*** Stored data ***

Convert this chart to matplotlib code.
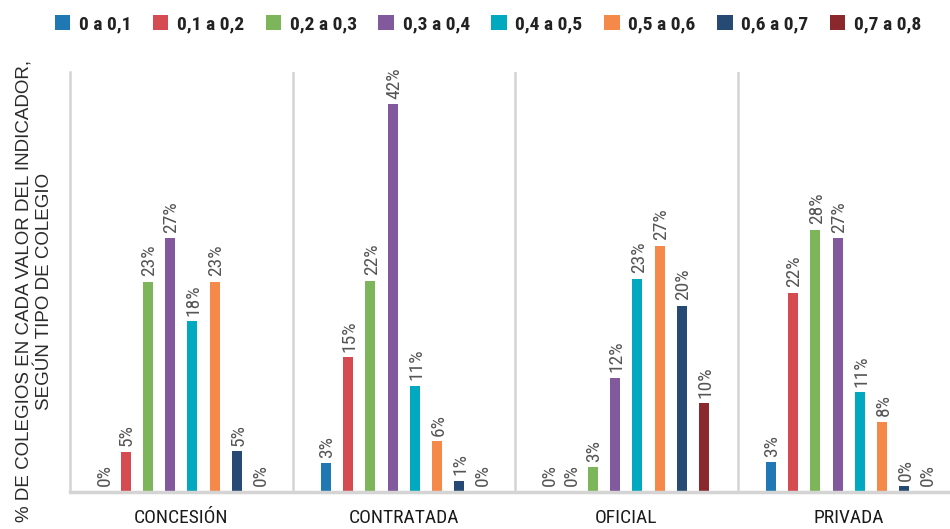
import numpy as np
import matplotlib
matplotlib.use('Agg')
import matplotlib.pyplot as plt
from matplotlib.patches import Patch
from matplotlib import font_manager

# pick a narrow font if one is around
names = set(f.name for f in font_manager.fontManager.ttflist)
narrow = 'DejaVu Sans'
for cand in ['Liberation Sans Narrow', 'DejaVu Sans Condensed', 'Roboto Condensed', 'Liberation Sans']:
    if cand in names:
        narrow = cand
        break
regular = 'Liberation Sans' if 'Liberation Sans' in names else 'DejaVu Sans'

# data
categories = ['CONCESIÓN', 'CONTRATADA', 'OFICIAL', 'PRIVADA']
series = ['0 a 0,1', '0,1 a 0,2', '0,2 a 0,3', '0,3 a 0,4',
          '0,4 a 0,5', '0,5 a 0,6', '0,6 a 0,7', '0,7 a 0,8']
colors = ['#1f78b4', '#d64a51', '#7db65a', '#82599c',
          '#00a9bf', '#f5894a', '#264a73', '#8a282e']

# bar heights (%) per series, one value per category
v_01 = [0.0, 3.1, 0.0, 3.2]
v_02 = [4.35, 14.6, 0.0, 21.6]
v_03 = [22.8, 22.9, 2.7, 28.4]
v_04 = [27.5, 42.0, 12.4, 27.5]
v_05 = [18.5, 11.5, 23.1, 10.8]
v_06 = [22.8, 5.5, 26.7, 7.6]
v_07 = [4.4, 1.2, 20.2, 0.6]
v_08 = [0.0, 0.0, 9.6, 0.0]
values = [v_01, v_02, v_03, v_04, v_05, v_06, v_07, v_08]

# printed labels (rounded in the source)
l_01 = [0, 3, 0, 3]
l_02 = [5, 15, 0, 22]
l_03 = [23, 22, 3, 28]
l_04 = [27, 42, 12, 27]
l_05 = [18, 11, 23, 11]
l_06 = [23, 6, 27, 8]
l_07 = [5, 1, 20, 0]
l_08 = [0, 0, 10, 0]
labels = [l_01, l_02, l_03, l_04, l_05, l_06, l_07, l_08]

W, H = 950, 529
fig = plt.figure(figsize=(W / 100, H / 100), dpi=100)
ax = fig.add_axes([70 / W, 1 - 492 / H, 890 / W, 420 / H])

x = np.arange(len(categories))
step = 0.1
bw = 0.045
for i, (vals, labs) in enumerate(zip(values, labels)):
    xs = x + (i - 3.5) * step
    ax.bar(xs, vals, width=bw, color=colors[i], zorder=3)
    for xi, v, lab in zip(xs, vals, labs):
        ax.annotate(f'{lab}%', (xi, v), xytext=(1, 4), textcoords='offset points',
                    rotation=90, ha='center', va='bottom', fontsize=14,
                    color='#555555', family=narrow)

ax.set_xlim(-0.5, len(categories) - 0.5)
ax.set_ylim(0, 45.5)

for b in np.arange(0.5, len(categories) - 0.5, 1):
    ax.axvline(b, color='#d4d4d4', lw=1.8, zorder=1)

for s in ['top', 'right']:
    ax.spines[s].set_visible(False)
ax.spines['left'].set_color('#d4d4d4')
ax.spines['left'].set_linewidth(1.8)
ax.spines['bottom'].set_color('#d4d4d4')
ax.spines['bottom'].set_linewidth(2.5)
ax.spines['bottom'].set_zorder(4)

ax.set_yticks([])
ax.set_xticks(x)
ax.set_xticklabels(categories, fontsize=14, family=narrow, color='#1a1a1a')
ax.tick_params(axis='x', length=0, pad=12)

fig.text(34 / W, 1 - 291 / H,
         '% DE COLEGIOS EN CADA VALOR DEL INDICADOR,\nSEGÚN TIPO DE COLEGIO',
         rotation=90, ha='center', va='center', multialignment='center',
         fontsize=13.5, family=regular, color='#2a2a2a', linespacing=1.3)

handles = [Patch(facecolor=c, edgecolor='none') for c in colors]
fig.legend(handles, series, loc='upper center', bbox_to_anchor=(488 / W, 1.005),
           ncol=8, frameon=False, handlelength=0.8, handleheight=0.8,
           handletextpad=0.45, columnspacing=1.1,
           prop={'family': narrow, 'weight': 'bold', 'size': 14})
for t in fig.legends[0].get_texts():
    t.set_color('#222222')

fig.savefig('out.png', dpi=100)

***

**Problem details**
Your task is an exact transcription of all the data, minus the pictures.

**Problem solution**
Convert this chart to matplotlib code.
import numpy as np
import matplotlib
matplotlib.use('Agg')
import matplotlib.pyplot as plt
from matplotlib.patches import Patch
from matplotlib import font_manager

# pick a narrow font if one is around
names = set(f.name for f in font_manager.fontManager.ttflist)
narrow = 'DejaVu Sans'
for cand in ['Liberation Sans Narrow', 'DejaVu Sans Condensed', 'Roboto Condensed', 'Liberation Sans']:
    if cand in names:
        narrow = cand
        break
regular = 'Liberation Sans' if 'Liberation Sans' in names else 'DejaVu Sans'

# data
categories = ['CONCESIÓN', 'CONTRATADA', 'OFICIAL', 'PRIVADA']
series = ['0 a 0,1', '0,1 a 0,2', '0,2 a 0,3', '0,3 a 0,4',
          '0,4 a 0,5', '0,5 a 0,6', '0,6 a 0,7', '0,7 a 0,8']
colors = ['#1f78b4', '#d64a51', '#7db65a', '#82599c',
          '#00a9bf', '#f5894a', '#264a73', '#8a282e']

# bar heights (%) per series, one value per category
v_01 = [0.0, 3.1, 0.0, 3.2]
v_02 = [4.35, 14.6, 0.0, 21.6]
v_03 = [22.8, 22.9, 2.7, 28.4]
v_04 = [27.5, 42.0, 12.4, 27.5]
v_05 = [18.5, 11.5, 23.1, 10.8]
v_06 = [22.8, 5.5, 26.7, 7.6]
v_07 = [4.4, 1.2, 20.2, 0.6]
v_08 = [0.0, 0.0, 9.6, 0.0]
values = [v_01, v_02, v_03, v_04, v_05, v_06, v_07, v_08]

# printed labels (rounded in the source)
l_01 = [0, 3, 0, 3]
l_02 = [5, 15, 0, 22]
l_03 = [23, 22, 3, 28]
l_04 = [27, 42, 12, 27]
l_05 = [18, 11, 23, 11]
l_06 = [23, 6, 27, 8]
l_07 = [5, 1, 20, 0]
l_08 = [0, 0, 10, 0]
labels = [l_01, l_02, l_03, l_04, l_05, l_06, l_07, l_08]

W, H = 950, 529
fig = plt.figure(figsize=(W / 100, H / 100), dpi=100)
ax = fig.add_axes([70 / W, 1 - 492 / H, 890 / W, 420 / H])

x = np.arange(len(categories))
step = 0.1
bw = 0.045
for i, (vals, labs) in enumerate(zip(values, labels)):
    xs = x + (i - 3.5) * step
    ax.bar(xs, vals, width=bw, color=colors[i], zorder=3)
    for xi, v, lab in zip(xs, vals, labs):
        ax.annotate(f'{lab}%', (xi, v), xytext=(1, 4), textcoords='offset points',
                    rotation=90, ha='center', va='bottom', fontsize=14,
                    color='#555555', family=narrow)

ax.set_xlim(-0.5, len(categories) - 0.5)
ax.set_ylim(0, 45.5)

for b in np.arange(0.5, len(categories) - 0.5, 1):
    ax.axvline(b, color='#d4d4d4', lw=1.8, zorder=1)

for s in ['top', 'right']:
    ax.spines[s].set_visible(False)
ax.spines['left'].set_color('#d4d4d4')
ax.spines['left'].set_linewidth(1.8)
ax.spines['bottom'].set_color('#d4d4d4')
ax.spines['bottom'].set_linewidth(2.5)
ax.spines['bottom'].set_zorder(4)

ax.set_yticks([])
ax.set_xticks(x)
ax.set_xticklabels(categories, fontsize=14, family=narrow, color='#1a1a1a')
ax.tick_params(axis='x', length=0, pad=12)

fig.text(34 / W, 1 - 291 / H,
         '% DE COLEGIOS EN CADA VALOR DEL INDICADOR,\nSEGÚN TIPO DE COLEGIO',
         rotation=90, ha='center', va='center', multialignment='center',
         fontsize=13.5, family=regular, color='#2a2a2a', linespacing=1.3)

handles = [Patch(facecolor=c, edgecolor='none') for c in colors]
fig.legend(handles, series, loc='upper center', bbox_to_anchor=(488 / W, 1.005),
           ncol=8, frameon=False, handlelength=0.8, handleheight=0.8,
           handletextpad=0.45, columnspacing=1.1,
           prop={'family': narrow, 'weight': 'bold', 'size': 14})
for t in fig.legends[0].get_texts():
    t.set_color('#222222')

fig.savefig('out.png', dpi=100)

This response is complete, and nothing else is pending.